Total economic impact of overnight visitor spending reached a record-breaking $431.3 million last year
By Gary Walker
An upsurge in tourism-related spending is propelling unprecedented economic growth in Marina del Rey, according to a report commissioned by the Marina del Rey Convention & Visitors Bureau.
Analysts with the international real estate group CBRE Hotels estimate that tourism in the marina had a total economic impact of nearly $431.3 million in 2016 — an increase of 13% over 2015 and a growth spurt of 73% over a 2012 estimate of $249.13 million.
To calculate total economic impact, CBRE analysts considered direct overnight visitor spending ($331.8 million in 2016) as well as indirect/induced spending, jobs supported by tourism and associated tax revenues. They did not include visitors lodging outside of Marina del Rey or in short-term vacation rentals.
The marina’s increasing prominence as a tourism destination comes as the travel industry celebrates California Travel and Tourism Month, a special designation for the month of May created by state lawmakers last year.
“Marina del Rey is a popular recreational destination offering all of what visitors love about Southern California,” reads a statement by Marina del Rey Convention & Visitors Bureau CEO Janet Zaldua. “L.A’s marina continues to thrive as an active waterfront playground for both visitors and Los Angeles locals who enjoy the marina’s resort-style amenities.”
L.A. County coffers are also benefiting from an uptick in economic activity.
Total ground rent paid to the county by hotels, charter services and restaurants totaled $13.68 million in 2016 — up 12% from $12.25 million in 2015, according to the CRBE Hotels report. (Room revenues for the marina’s six hotels totaled $89.58 million in 2016, up 13% over the prior year.)
The transient occupancy tax, known more commonly as the hotel bed tax and collected in addition to sales tax, brought in more than $10.2 million during fiscal year 2015-16, said Carol Baker of the Los Angeles County Department of Beaches and Harbors.
Last year about 30% of transit occupancy tax revenue — more than $3 million of it — funded special events and activities in the marina for residents and visitors alike. This year’s offerings include a new pop art festival in July, a public youth sailing program, a Halloween festival and larger productions for the annual Marina del Rey Summer Concert Series at Burton Chace Park.
The CBRE Hotels analysis estimates continued tourism spending growth for Marina del Rey through the year 2020, which bodes well for two new hotels —
a Courtyard by Marriott and a Residence Inn, both on Via Marina near Tahiti Way — that received final development approvals in April.
Restaurants are also riding a wave of new business. Restaurant spending accounted for about 24%, or $79.6 million, of the $331.8 million in 2016 visitor spending, according to the CBRE Hotels report
Café Del Rey General Manager Brian Cousins saw increased tourism-related visits to his high-end Admiralty Way restaurant last year — due in part, he thinks, to the rise of nearby Playa Vista.

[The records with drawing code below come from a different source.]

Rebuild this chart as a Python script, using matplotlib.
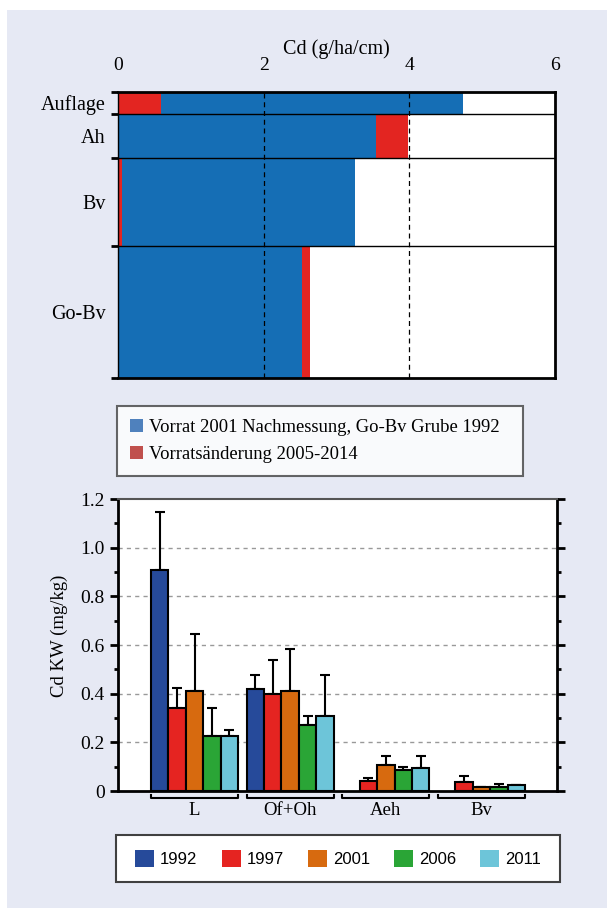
import numpy as np
import matplotlib
matplotlib.use('Agg')
import matplotlib.pyplot as plt
from matplotlib.patches import Patch, Rectangle
import matplotlib.transforms as mtransforms

# upper chart: Cd stocks per horizon
horizons = ['Auflage', 'Ah', 'Bv', 'Go-Bv']
thickness = [1, 2, 4, 6]
vorrat = [4.14, 3.54, 3.20, 2.52]
aenderung = [0.59, 0.44, 0.05, 0.11]
red_first = [True, False, True, False]

# lower chart: Cd concentrations
groups = ['L', 'Of+Oh', 'Aeh', 'Bv']
years = ['1992', '1997', '2001', '2006', '2011']
cd_1992 = [0.908, 0.419, np.nan, np.nan]
cd_1997 = [0.341, 0.399, 0.041, 0.037]
cd_2001 = [0.411, 0.411, 0.108, 0.016]
cd_2006 = [0.226, 0.271, 0.086, 0.016]
cd_2011 = [0.226, 0.308, 0.096, 0.025]
sd_1992 = [0.240, 0.059, 0, 0]
sd_1997 = [0.084, 0.139, 0.014, 0.025]
sd_2001 = [0.234, 0.174, 0.036, 0.0]
sd_2006 = [0.115, 0.039, 0.013, 0.014]
sd_2011 = [0.026, 0.170, 0.048, 0.0]

plt.rcParams['font.family'] = 'Liberation Serif'

fig = plt.figure(figsize=(6.07, 9.08), dpi=100)
fig.patches.append(Rectangle((7/607, 0), 1, 1 - 10/908, transform=fig.transFigure,
                             facecolor='#e6e9f4', edgecolor='none', zorder=-10))

# ---- top chart
ax1 = fig.add_axes([118/607, 1-378/908, 437/607, 286/908])
bounds = np.concatenate([[0], np.cumsum(thickness)])
centers = (bounds[:-1] + bounds[1:]) / 2
blue, red = '#156eb5', '#e32521'
for i in range(len(horizons)):
    if red_first[i]:
        ax1.barh(centers[i], aenderung[i], height=thickness[i], color=red, zorder=2)
        ax1.barh(centers[i], vorrat[i], left=aenderung[i], height=thickness[i], color=blue, zorder=2)
    else:
        ax1.barh(centers[i], vorrat[i], height=thickness[i], color=blue, zorder=2)
        ax1.barh(centers[i], aenderung[i], left=vorrat[i], height=thickness[i], color=red, zorder=2)
for b in bounds[1:-1]:
    ax1.axhline(b, color='black', lw=1, zorder=3)
for x in [2, 4]:
    ax1.axvline(x, color='black', lw=0.9, ls=(0, (4, 3)), zorder=3)
ax1.set_xlim(0, 6)
ax1.set_ylim(bounds[-1], 0)
ax1.xaxis.tick_top()
ax1.xaxis.set_label_position('top')
ax1.set_xticks([0, 2, 4, 6])
ax1.tick_params(axis='x', length=0, labelsize=14, pad=13)
ax1.set_xlabel('Cd (g/ha/cm)', fontsize=14.5, labelpad=2)
ax1.set_yticks(bounds)
ax1.set_yticklabels([])
ax1.set_yticks(centers, minor=True)
ax1.set_yticklabels(horizons, minor=True, fontsize=14.5)
ax1.tick_params(axis='y', which='major', length=5, width=2, direction='out')
ax1.tick_params(axis='y', which='minor', length=0, pad=9)
for s in ax1.spines.values():
    s.set_linewidth(2)
ax1.spines['left'].set_linewidth(1)

handles1 = [Patch(facecolor='#4f81bd', label='Vorrat 2001 Nachmessung, Go-Bv Grube 1992'),
            Patch(facecolor='#c0504d', label='Vorratsänderung 2005-2014')]
leg1 = fig.legend(handles=handles1, loc='lower left',
                  bbox_to_anchor=(117/607, 1-476/908, 406/607, 71/908), mode='expand',
                  fontsize=13.4, frameon=True, fancybox=False, handlelength=0.7,
                  handleheight=0.7, handletextpad=0.3, borderaxespad=0, labelspacing=0.55,
                  borderpad=0.7)
leg1.get_frame().set_edgecolor('#404040')
leg1.get_frame().set_linewidth(1.5)

# ---- bottom chart
ax2 = fig.add_axes([118/607, 1-791/908, 439/607, 292/908])
colors = ['#264a9a', '#e52421', '#d76a0f', '#2aa536', '#6dc5d9']
values = [cd_1992, cd_1997, cd_2001, cd_2006, cd_2011]
errs = [sd_1992, sd_1997, sd_2001, sd_2006, sd_2011]
x = np.arange(len(groups))
w = 0.182
for k in range(len(years)):
    pos = x + (k - 2) * w
    v = np.array(values[k])
    e = np.array(errs[k])
    ax2.bar(pos, v, width=w, color=colors[k], edgecolor='black', lw=1.5, zorder=3,
            label=years[k])
    ax2.errorbar(pos, v, yerr=[np.zeros_like(e), e], fmt='none', ecolor='black',
                 elinewidth=1.5, capsize=3.5, capthick=1.5, zorder=2)
ax2.set_xlim(-0.8, 3.79)
ax2.set_ylim(0, 1.2)
ax2.set_yticks([0, 0.2, 0.4, 0.6, 0.8, 1.0, 1.2])
ax2.set_yticklabels(['0', '0.2', '0.4', '0.6', '0.8', '1.0', '1.2'])
ax2.set_yticks(np.arange(0.1, 1.2, 0.2), minor=True)
for g in [0.2, 0.4, 0.6, 0.8, 1.0]:
    ax2.axhline(g, color='#999999', lw=1, ls=(0, (3, 3)), zorder=1)
ax2.tick_params(axis='y', which='major', length=6, width=2, labelsize=14, right=True)
ax2.tick_params(axis='y', which='minor', length=3, width=2, right=True)
ax2.set_ylabel('Cd KW (mg/kg)', fontsize=13.5, labelpad=6)
ax2.yaxis.set_label_coords(-0.115, 0.53)
ax2.set_xticks(x)
ax2.set_xticklabels(groups, fontsize=13.5)
ax2.tick_params(axis='x', length=0, pad=8)
for s in ['left', 'right', 'bottom']:
    ax2.spines[s].set_linewidth(2)
ax2.spines['top'].set_color('#555555')
ax2.spines['top'].set_linewidth(1.5)

trans = mtransforms.blended_transform_factory(ax2.transData, ax2.transAxes)
half = 2.5 * w
for xi in x:
    ax2.plot([xi - half, xi - half, xi + half, xi + half], [-0.012, -0.024, -0.024, -0.012],
             color='black', lw=1.5, transform=trans, clip_on=False)

# year legend with its own frame
fig.patches.append(Rectangle((116/607, 1-882/908), 444/607, 47/908, transform=fig.transFigure,
                             facecolor='white', edgecolor='#404040', lw=1.5, zorder=5))
leg2 = fig.legend(loc='center', bbox_to_anchor=(338/607, 1-858.5/908), ncol=5,
                  frameon=False, prop={'family': 'Liberation Sans', 'size': 12},
                  handlelength=1.14, handleheight=1.14, handletextpad=0.36,
                  columnspacing=1.44, borderaxespad=0, borderpad=0)
leg2.set_zorder(6)
for h in leg2.legend_handles:
    h.set_edgecolor('none')

fig.savefig('out.png', dpi=100)
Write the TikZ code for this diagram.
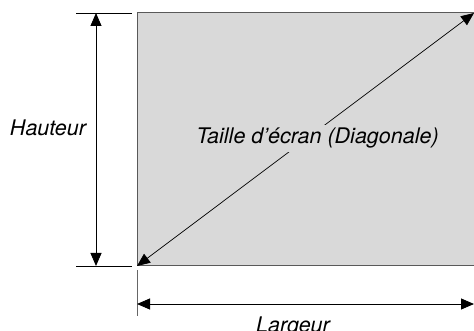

“There’s definitely a lot more international people coming in, and we’re also seeing more business tours coming in from outside the area. Because of our proximity to the tech industry, we’re seeing a lot more businesses people coming from Northern California,” Cousins said.
Business-related group lunches are noticeably more frequent.
“In the first four months of this year we have had more parties of eight to 25 people during the daytime than we had in the previous three years,” Cousins said.
Marina del Rey Convention & Visitors Bureau leadership concludes that local infrastructure improvements, including renovations to the Marina del Rey Hotel and the re-landscaping of Oxford Basin Lagoon, have only helped to boost business. They’re also optimistic about planned upgrades to public parks and boating amenities in the years ahead.
“I’m excited about the future of L.A.’s marina,” said Zaldua, who lives in Marina del Rey. “With all the new development and programming on the horizon, the future of Marina del Rey looks brighter than ever. The best is yet to come.”
One of the state’s largest economic drivers, tourism throughout California has expanded for the seventh year in a row.
Visit California, a nonprofit that operates the state’s official travel and tourism website, reported a record-breaking $126 billion in stateside visitor spending last year, an increase of 3.2% over 2015. Statewide tourism spending generated $10.3 billion in state tax revenue and supported an estimated 1.1 million jobs, according to a recent report commissioned by the group.
Tourism spending supported an estimated 2,955 jobs in Marina del Rey last year, according to the CBRE Hotels report.
“This report shows that tourism is a powerhouse that generates community benefits and economic value for all Californians,” said Visit California President and CEO Caroline Beteta. “California Tourism Month provides an opportunity to celebrate tourism as an important pillar of our economy, and highlight an effective and dynamic industry that remains a vital asset in all regions of the state.”
Up the coast, Santa Monica also continues to post strong tourism-related revenues. Last year some 8.4 million visitors to the city generated $51 million in hotel transient occupancy tax revenue — enough to fund about 15% of Santa Monica’s general fund budget, said City Hall spokeswoman Constance Farrell.